— BEGIN Given data —

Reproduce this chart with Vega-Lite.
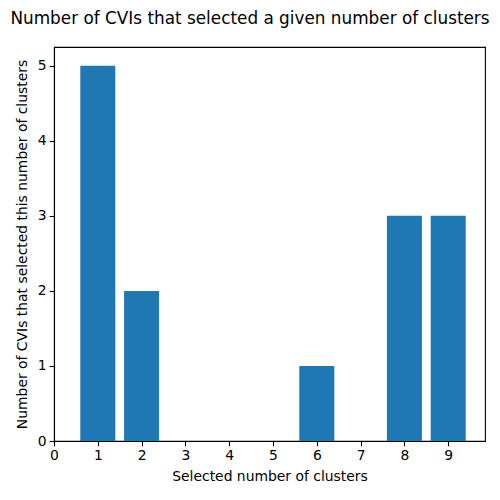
{
  "$schema": "https://vega.github.io/schema/vega-lite/v6.json",
  "width": 431,
  "height": 394,
  "autosize": {"type": "none"},
  "padding": {"left": 54, "top": 47, "right": 15, "bottom": 59},
  "background": "white",
  "title": {
    "text": "Number of CVIs that selected a given number of clusters",
    "font": "DejaVu Sans",
    "fontSize": 16.85,
    "fontWeight": "normal",
    "color": "black",
    "anchor": "middle",
    "frame": "group",
    "dx": -19.5,
    "offset": 19
  },
  "config": {
    "view": {"stroke": "black", "strokeWidth": 1.1},
    "axis": {
      "labelFont": "DejaVu Sans",
      "titleFont": "DejaVu Sans",
      "labelFontSize": 13.9,
      "titleFontSize": 13.9,
      "titleFontWeight": "normal",
      "labelColor": "black",
      "titleColor": "black",
      "domainColor": "black",
      "domainWidth": 1.1,
      "tickColor": "black",
      "tickWidth": 1.1,
      "tickSize": 4.9,
      "labelPadding": 3,
      "grid": false
    }
  },
  "data": {
    "values": [
      {"clusters": 1, "count": 5},
      {"clusters": 2, "count": 2},
      {"clusters": 3, "count": 0},
      {"clusters": 4, "count": 0},
      {"clusters": 5, "count": 0},
      {"clusters": 6, "count": 1},
      {"clusters": 7, "count": 0},
      {"clusters": 8, "count": 3},
      {"clusters": 9, "count": 3}
    ]
  },
  "mark": {"type": "bar", "size": 35, "color": "#1f77b4"},
  "encoding": {
    "x": {
      "field": "clusters",
      "type": "quantitative",
      "scale": {"domain": [0, 9.84], "nice": false, "zero": false, "padding": 0},
      "axis": {"values": [0, 1, 2, 3, 4, 5, 6, 7, 8, 9], "title": "Selected number of clusters", "titlePadding": 7, "labelFlush": false}
    },
    "y": {
      "field": "count",
      "type": "quantitative",
      "scale": {"domain": [0, 5.25], "nice": false},
      "axis": {"values": [0, 1, 2, 3, 4, 5], "title": "Number of CVIs that selected this number of clusters", "titlePadding": 8}
    }
  }
}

— END Given data —

### What is needed:
Reproduce all of the material exactly, apart from the pictures.

### Result of this task:
Reproduce this chart with Vega-Lite.
{
  "$schema": "https://vega.github.io/schema/vega-lite/v6.json",
  "width": 431,
  "height": 394,
  "autosize": {"type": "none"},
  "padding": {"left": 54, "top": 47, "right": 15, "bottom": 59},
  "background": "white",
  "title": {
    "text": "Number of CVIs that selected a given number of clusters",
    "font": "DejaVu Sans",
    "fontSize": 16.85,
    "fontWeight": "normal",
    "color": "black",
    "anchor": "middle",
    "frame": "group",
    "dx": -19.5,
    "offset": 19
  },
  "config": {
    "view": {"stroke": "black", "strokeWidth": 1.1},
    "axis": {
      "labelFont": "DejaVu Sans",
      "titleFont": "DejaVu Sans",
      "labelFontSize": 13.9,
      "titleFontSize": 13.9,
      "titleFontWeight": "normal",
      "labelColor": "black",
      "titleColor": "black",
      "domainColor": "black",
      "domainWidth": 1.1,
      "tickColor": "black",
      "tickWidth": 1.1,
      "tickSize": 4.9,
      "labelPadding": 3,
      "grid": false
    }
  },
  "data": {
    "values": [
      {"clusters": 1, "count": 5},
      {"clusters": 2, "count": 2},
      {"clusters": 3, "count": 0},
      {"clusters": 4, "count": 0},
      {"clusters": 5, "count": 0},
      {"clusters": 6, "count": 1},
      {"clusters": 7, "count": 0},
      {"clusters": 8, "count": 3},
      {"clusters": 9, "count": 3}
    ]
  },
  "mark": {"type": "bar", "size": 35, "color": "#1f77b4"},
  "encoding": {
    "x": {
      "field": "clusters",
      "type": "quantitative",
      "scale": {"domain": [0, 9.84], "nice": false, "zero": false, "padding": 0},
      "axis": {"values": [0, 1, 2, 3, 4, 5, 6, 7, 8, 9], "title": "Selected number of clusters", "titlePadding": 7, "labelFlush": false}
    },
    "y": {
      "field": "count",
      "type": "quantitative",
      "scale": {"domain": [0, 5.25], "nice": false},
      "axis": {"values": [0, 1, 2, 3, 4, 5], "title": "Number of CVIs that selected this number of clusters", "titlePadding": 8}
    }
  }
}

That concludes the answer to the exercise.